Begin MATERIAL

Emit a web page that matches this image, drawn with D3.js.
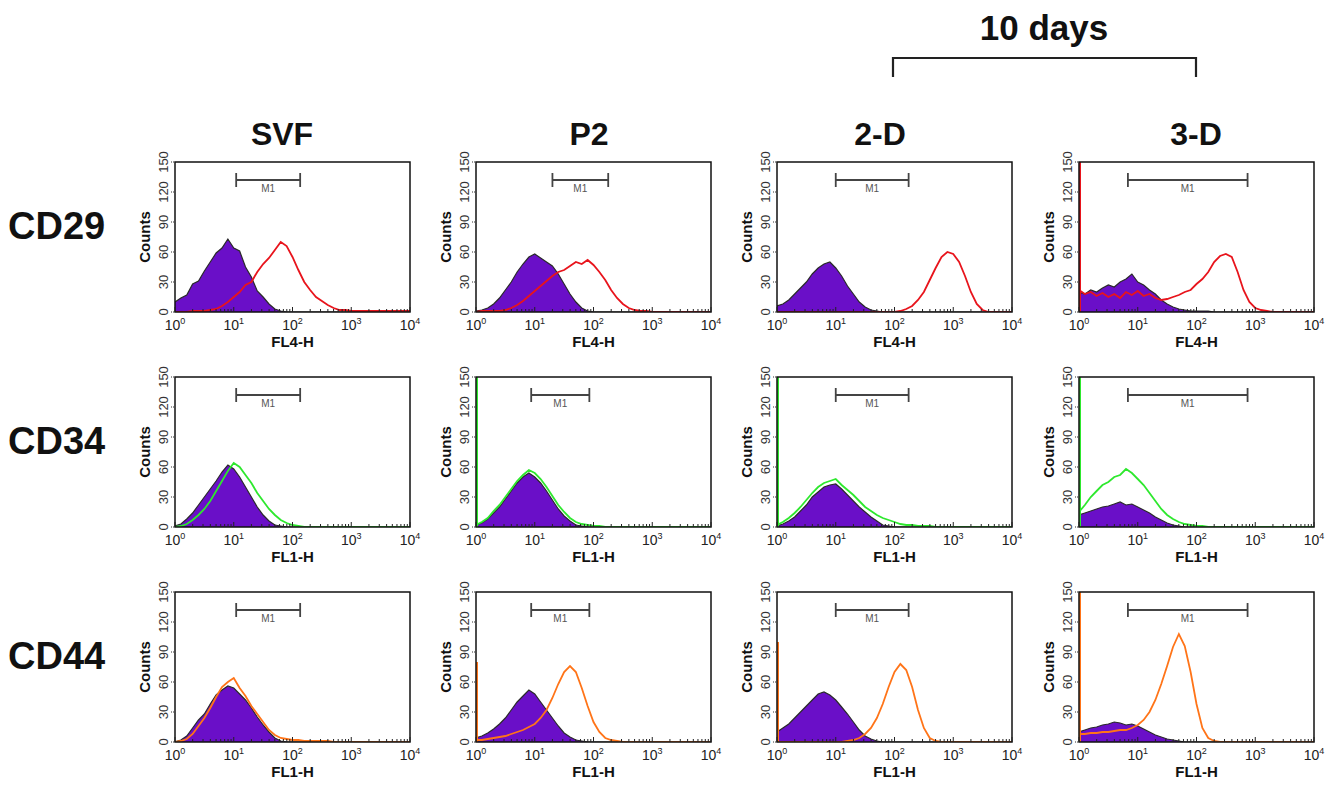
<!DOCTYPE html>
<html>
<head>
<meta charset="utf-8">
<script src="https://cdn.jsdelivr.net/npm/d3@7"></script>
<style>
  body { margin: 0; background: #fff; }
  svg { font-family: Arial, "Liberation Sans", sans-serif; }
</style>
</head>
<body>
<svg width="1336" height="787"></svg>
<script>
// log10 positions of the histogram bins (decades)
const logBins = [0,0.1,0.2,0.3,0.4,0.5,0.6,0.7,0.8,0.9,1,1.1,1.2,1.3,1.4,1.5,1.6,1.7,1.8,1.9,2,
                 2.1,2.2,2.3,2.4,2.5,2.6,2.7,2.8,2.9,3,3.1,3.2,3.3,3.4,3.5,3.6,3.7,3.8,3.9,4];
const columns = ["SVF", "P2", "2-D", "3-D"];
const markers = ["CD29", "CD34", "CD44"];
const channels = ["FL4-H", "FL1-H", "FL1-H"];
const yTicks = [0, 30, 60, 90, 120, 150];
const xTicks = [1, 10, 100, 1000, 10000];

// CD29 - isotype (filled) and antibody (line)
const cd29IsoSVF = [10,14,17,28,31,41,50,59,64,73, 64,61,45,35,21,15,8,3,1,0, 0,0,0,0,0,0,0,0,0,0, 0,0,0,0,0,0,0,0,0,0, 0];
const cd29AbSVF  = [0,0,0,1,1,1,2,3,6,10, 15,20,27,30,40,48,54,62,70,66, 55,42,30,22,15,11,7,4,2,2, 1,1,1,1,1,1,1,1,1,1, 1];
const cd29IsoP2  = [1,2,4,8,14,22,30,40,48,55, 58,54,50,46,38,28,18,10,4,1, 0,0,0,0,0,0,0,0,0,0, 0,0,0,0,0,0,0,0,0,0, 0];
const cd29AbP2   = [0,1,1,1,1,2,4,7,11,16, 21,26,31,36,40,42,46,50,48,52, 47,40,32,22,14,8,4,2,1,1, 0,0,0,0,0,0,0,0,0,0, 0];
const cd29Iso2D  = [6,8,12,18,24,30,38,44,48,50, 44,36,26,18,10,5,2,1,0,0, 0,0,0,0,0,0,0,0,0,0, 0,0,0,0,0,0,0,0,0,0, 0];
const cd29Ab2D   = [0,0,0,0,0,0,0,0,0,0, 0,0,0,0,0,0,0,0,0,0, 0,1,3,6,12,20,32,44,55,60, 58,50,36,20,8,2,0,0,0,0, 0];
const cd29Iso3D  = [20,18,22,20,24,27,25,30,33,38, 30,27,22,18,12,8,5,3,2,1, 1,1,1,0,0,0,0,0,0,0, 0,0,0,0,0,0,0,0,0,0, 0];
const cd29Ab3D   = [22,18,20,16,19,15,18,14,20,17, 21,16,18,14,12,13,15,17,20,22, 28,33,40,50,56,58,55,40,22,10, 4,2,1,0,0,0,0,0,0,0, 0];

// CD34
const cd34IsoSVF = [1,3,8,14,22,30,38,46,55,62, 58,50,40,30,20,12,6,2,1,0, 0,0,0,0,0,0,0,0,0,0, 0,0,0,0,0,0,0,0,0,0, 0];
const cd34AbSVF  = [0,1,3,7,12,18,26,36,46,56, 64,60,52,44,34,26,18,12,7,4, 2,1,0,0,0,0,0,0,0,0, 0,0,0,0,0,0,0,0,0,0, 0];
const cd34IsoP2  = [2,4,8,14,20,28,36,44,50,54, 50,44,36,27,18,11,6,2,1,0, 0,0,0,0,0,0,0,0,0,0, 0,0,0,0,0,0,0,0,0,0, 0];
const cd34AbP2   = [2,5,9,16,22,30,38,46,52,57, 54,48,40,31,22,15,9,5,3,2, 1,1,0,0,0,0,0,0,0,0, 0,0,0,0,0,0,0,0,0,0, 0];
const cd34Iso2D  = [1,3,6,10,16,22,30,35,40,42, 43,38,32,26,20,15,10,6,2,1, 0,0,0,0,0,0,0,0,0,0, 0,0,0,0,0,0,0,0,0,0, 0];
const cd34Ab2D   = [2,5,9,14,20,27,34,40,44,46, 48,42,37,32,26,20,16,12,9,7, 5,3,2,2,1,1,1,0,0,0, 0,0,0,0,0,0,0,0,0,0, 0];
const cd34Iso3D  = [12,14,16,18,20,21,23,25,22,23, 20,17,14,10,7,4,2,1,0,0, 0,0,0,0,0,0,0,0,0,0, 0,0,0,0,0,0,0,0,0,0, 0];
const cd34Ab3D   = [15,22,30,36,42,45,50,52,58,54, 48,42,34,26,18,12,8,5,3,2, 1,1,0,0,0,0,0,0,0,0, 0,0,0,0,0,0,0,0,0,0, 0];

// CD44
const cd44IsoSVF = [0,2,6,14,22,28,38,47,52,56, 54,48,42,34,25,17,10,4,1,0, 0,0,0,0,0,0,0,0,0,0, 0,0,0,0,0,0,0,0,0,0, 0];
const cd44AbSVF  = [0,1,3,8,16,24,34,45,55,60, 64,54,46,36,28,20,12,7,4,3, 2,2,1,1,1,1,1,0,0,0, 0,0,0,0,0,0,0,0,0,0, 0];
const cd44IsoP2  = [4,6,9,13,18,24,32,40,46,52, 48,40,32,24,16,9,5,2,1,0, 0,0,0,0,0,0,0,0,0,0, 0,0,0,0,0,0,0,0,0,0, 0];
const cd44AbP2   = [2,2,3,4,5,6,8,10,12,15, 18,24,32,44,58,70,76,70,54,36, 20,10,4,2,1,0,0,0,0,0, 0,0,0,0,0,0,0,0,0,0, 0];
const cd44Iso2D  = [10,14,18,24,30,36,42,48,50,47, 42,35,28,20,12,6,3,1,0,0, 0,0,0,0,0,0,0,0,0,0, 0,0,0,0,0,0,0,0,0,0, 0];
const cd44Ab2D   = [0,0,0,0,0,0,0,0,0,0, 0,0,1,2,4,8,14,24,38,55, 70,78,72,55,32,14,4,1,0,0, 0,0,0,0,0,0,0,0,0,0, 0];
const cd44Iso3D  = [10,12,14,15,17,18,20,19,17,18, 16,13,10,7,5,3,2,1,0,0, 0,0,0,0,0,0,0,0,0,0, 0,0,0,0,0,0,0,0,0,0, 0];
const cd44Ab3D   = [8,8,9,9,10,10,11,12,12,14, 17,22,30,42,58,76,95,108,96,70, 38,14,4,1,0,0,0,0,0,0, 0,0,0,0,0,0,0,0,0,0, 0];

// off-scale first channel counts (antibody line), per column
const cd29Spike = [0, 0, 0, 150];
const cd34Spike = [0, 150, 150, 150];
const cd44Spike = [0, 80, 100, 150];

// M1 marker gates [from, to] per column
const cd29Gate = [[11, 135], [20, 178], [10, 174], [6.8, 740]];
const cd34Gate = [[11, 135], [8.7, 85], [10, 174], [6.8, 740]];
const cd44Gate = [[11, 135], [8.7, 85], [10, 174], [6.8, 740]];

const rows = [
  {color: "#e8141c", iso: [cd29IsoSVF, cd29IsoP2, cd29Iso2D, cd29Iso3D], ab: [cd29AbSVF, cd29AbP2, cd29Ab2D, cd29Ab3D], spike: cd29Spike, gate: cd29Gate},
  {color: "#2ee82e", iso: [cd34IsoSVF, cd34IsoP2, cd34Iso2D, cd34Iso3D], ab: [cd34AbSVF, cd34AbP2, cd34Ab2D, cd34Ab3D], spike: cd34Spike, gate: cd34Gate},
  {color: "#ff7418", iso: [cd44IsoSVF, cd44IsoP2, cd44Iso2D, cd44Iso3D], ab: [cd44AbSVF, cd44AbP2, cd44Ab2D, cd44Ab3D], spike: cd44Spike, gate: cd44Gate}
];

const svg = d3.select("svg");
const colLeft = [175, 476, 777, 1079];
const rowTop = [162, 377, 592];
const pw = 235, ph = 150;

const x = d3.scaleLog().domain([1, 10000]).range([0, pw]);
const y = d3.scaleLinear().domain([0, 150]).range([ph, 0]);

const isoArea = d3.area()
  .x((d, i) => x(Math.pow(10, logBins[i])))
  .y0(y(0))
  .y1(d => y(d));
const histLine = d3.line()
  .x((d, i) => x(Math.pow(10, logBins[i])))
  .y(d => y(d));

// minor ticks of the log axis
let minorTicks = [];
[1, 10, 100, 1000].forEach(p => { for (let k = 2; k <= 9; k++) minorTicks.push(k * p); });

svg.append("defs").append("clipPath").attr("id", "plotclip")
  .append("rect").attr("x", 0).attr("y", 0).attr("width", pw).attr("height", ph);

rows.forEach((row, r) => {
  columns.forEach((col, c) => {
    const g = svg.append("g").attr("transform", "translate(" + colLeft[c] + "," + rowTop[r] + ")");
    const plot = g.append("g").attr("clip-path", "url(#plotclip)");

    // isotype control, filled
    plot.append("path")
      .datum(row.iso[c])
      .attr("d", isoArea)
      .attr("fill", "#6a0fc8");
    plot.append("path")
      .datum(row.iso[c])
      .attr("d", histLine)
      .attr("fill", "none")
      .attr("stroke", "#2a2a2a")
      .attr("stroke-width", 1.2);

    // antibody histogram
    plot.append("path")
      .datum(row.ab[c])
      .attr("d", histLine)
      .attr("fill", "none")
      .attr("stroke", row.color)
      .attr("stroke-width", 1.8);

    if (row.spike[c] > 0) {
      plot.append("line")
        .attr("x1", x(1) + 1).attr("x2", x(1) + 1)
        .attr("y1", y(0)).attr("y2", y(Math.min(row.spike[c], 150)))
        .attr("stroke", row.color)
        .attr("stroke-width", 2);
    }

    // frame
    g.append("rect")
      .attr("width", pw).attr("height", ph)
      .attr("fill", "none")
      .attr("stroke", "#111")
      .attr("stroke-width", 1.5);

    // x ticks
    g.selectAll(".minor").data(minorTicks).enter().append("line")
      .attr("x1", d => x(d)).attr("x2", d => x(d))
      .attr("y1", ph).attr("y2", ph - 3)
      .attr("stroke", "#222").attr("stroke-width", 1);
    g.selectAll(".major").data(xTicks).enter().append("line")
      .attr("x1", d => x(d)).attr("x2", d => x(d))
      .attr("y1", ph).attr("y2", ph - 5)
      .attr("stroke", "#222").attr("stroke-width", 1);
    const xl = g.selectAll(".xlab").data(xTicks).enter().append("text")
      .attr("x", d => x(d))
      .attr("y", ph + 18)
      .attr("text-anchor", "middle")
      .attr("font-size", 14)
      .attr("fill", "#222");
    xl.append("tspan").text("10");
    xl.append("tspan").attr("dy", -6).attr("font-size", 9).text(d => Math.round(Math.log10(d)));

    // y ticks
    g.selectAll(".ytick").data(yTicks).enter().append("line")
      .attr("x1", -4).attr("x2", 0)
      .attr("y1", d => y(d)).attr("y2", d => y(d))
      .attr("stroke", "#333").attr("stroke-dasharray", "1,1");
    g.selectAll(".ylab").data(yTicks).enter().append("text")
      .attr("transform", d => "translate(-7," + y(d) + ") rotate(-90)")
      .attr("text-anchor", "middle")
      .attr("font-size", 13)
      .attr("fill", "#333")
      .text(d => d);

    g.append("text")
      .attr("transform", "translate(-25," + (ph / 2) + ") rotate(-90)")
      .attr("text-anchor", "middle")
      .attr("font-size", 15)
      .attr("font-weight", "bold")
      .attr("fill", "#111")
      .text("Counts");

    g.append("text")
      .attr("x", pw / 2)
      .attr("y", ph + 35)
      .attr("text-anchor", "middle")
      .attr("font-size", 15)
      .attr("font-weight", "bold")
      .attr("fill", "#111")
      .text(channels[r]);

    // M1 marker
    const gx0 = x(row.gate[c][0]), gx1 = x(row.gate[c][1]);
    const m1 = g.append("g").attr("stroke", "#444").attr("stroke-width", 1.8);
    m1.append("line").attr("x1", gx0).attr("x2", gx1).attr("y1", 18).attr("y2", 18);
    m1.append("line").attr("x1", gx0).attr("x2", gx0).attr("y1", 11).attr("y2", 25);
    m1.append("line").attr("x1", gx1).attr("x2", gx1).attr("y1", 11).attr("y2", 25);
    g.append("text")
      .attr("x", (gx0 + gx1) / 2)
      .attr("y", 30)
      .attr("text-anchor", "middle")
      .attr("font-size", 10)
      .attr("fill", "#555")
      .text("M1");
  });
});

// column titles
const titleX = [282, 589, 880, 1196];
svg.selectAll(".coltitle").data(columns).enter().append("text")
  .attr("x", (d, i) => titleX[i])
  .attr("y", 145)
  .attr("text-anchor", "middle")
  .attr("font-size", 32)
  .attr("font-weight", "bold")
  .attr("fill", "#111")
  .text(d => d);

// row labels
svg.selectAll(".rowlabel").data(markers).enter().append("text")
  .attr("x", 8)
  .attr("y", (d, i) => rowTop[i] + 77)
  .attr("font-size", 38)
  .attr("font-weight", "bold")
  .attr("fill", "#111")
  .text(d => d);

// "10 days" bracket over 2-D and 3-D
svg.append("text")
  .attr("x", 1044).attr("y", 40)
  .attr("text-anchor", "middle")
  .attr("font-size", 35)
  .attr("font-weight", "bold")
  .attr("fill", "#111")
  .text("10 days");
svg.append("path")
  .attr("d", "M893,77 V58 H1196 V77")
  .attr("fill", "none")
  .attr("stroke", "#222")
  .attr("stroke-width", 2.2);
</script>
</body>
</html>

End MATERIAL

§ EXERCISE OBJECTIVE:
Transcribe the opening line of the listing above, please, and every line after it through the line with "28,33,40,50,56,58,55,40,22,10, 4,2,1,0,0,0,0,0,0,0, 0];", word for word, without pictures.

§ RESULT OF THE TASK:
Emit a web page that matches this image, drawn with D3.js.
<!DOCTYPE html>
<html>
<head>
<meta charset="utf-8">
<script src="https://cdn.jsdelivr.net/npm/d3@7"></script>
<style>
  body { margin: 0; background: #fff; }
  svg { font-family: Arial, "Liberation Sans", sans-serif; }
</style>
</head>
<body>
<svg width="1336" height="787"></svg>
<script>
// log10 positions of the histogram bins (decades)
const logBins = [0,0.1,0.2,0.3,0.4,0.5,0.6,0.7,0.8,0.9,1,1.1,1.2,1.3,1.4,1.5,1.6,1.7,1.8,1.9,2,
                 2.1,2.2,2.3,2.4,2.5,2.6,2.7,2.8,2.9,3,3.1,3.2,3.3,3.4,3.5,3.6,3.7,3.8,3.9,4];
const columns = ["SVF", "P2", "2-D", "3-D"];
const markers = ["CD29", "CD34", "CD44"];
const channels = ["FL4-H", "FL1-H", "FL1-H"];
const yTicks = [0, 30, 60, 90, 120, 150];
const xTicks = [1, 10, 100, 1000, 10000];

// CD29 - isotype (filled) and antibody (line)
const cd29IsoSVF = [10,14,17,28,31,41,50,59,64,73, 64,61,45,35,21,15,8,3,1,0, 0,0,0,0,0,0,0,0,0,0, 0,0,0,0,0,0,0,0,0,0, 0];
const cd29AbSVF  = [0,0,0,1,1,1,2,3,6,10, 15,20,27,30,40,48,54,62,70,66, 55,42,30,22,15,11,7,4,2,2, 1,1,1,1,1,1,1,1,1,1, 1];
const cd29IsoP2  = [1,2,4,8,14,22,30,40,48,55, 58,54,50,46,38,28,18,10,4,1, 0,0,0,0,0,0,0,0,0,0, 0,0,0,0,0,0,0,0,0,0, 0];
const cd29AbP2   = [0,1,1,1,1,2,4,7,11,16, 21,26,31,36,40,42,46,50,48,52, 47,40,32,22,14,8,4,2,1,1, 0,0,0,0,0,0,0,0,0,0, 0];
const cd29Iso2D  = [6,8,12,18,24,30,38,44,48,50, 44,36,26,18,10,5,2,1,0,0, 0,0,0,0,0,0,0,0,0,0, 0,0,0,0,0,0,0,0,0,0, 0];
const cd29Ab2D   = [0,0,0,0,0,0,0,0,0,0, 0,0,0,0,0,0,0,0,0,0, 0,1,3,6,12,20,32,44,55,60, 58,50,36,20,8,2,0,0,0,0, 0];
const cd29Iso3D  = [20,18,22,20,24,27,25,30,33,38, 30,27,22,18,12,8,5,3,2,1, 1,1,1,0,0,0,0,0,0,0, 0,0,0,0,0,0,0,0,0,0, 0];
const cd29Ab3D   = [22,18,20,16,19,15,18,14,20,17, 21,16,18,14,12,13,15,17,20,22, 28,33,40,50,56,58,55,40,22,10, 4,2,1,0,0,0,0,0,0,0, 0];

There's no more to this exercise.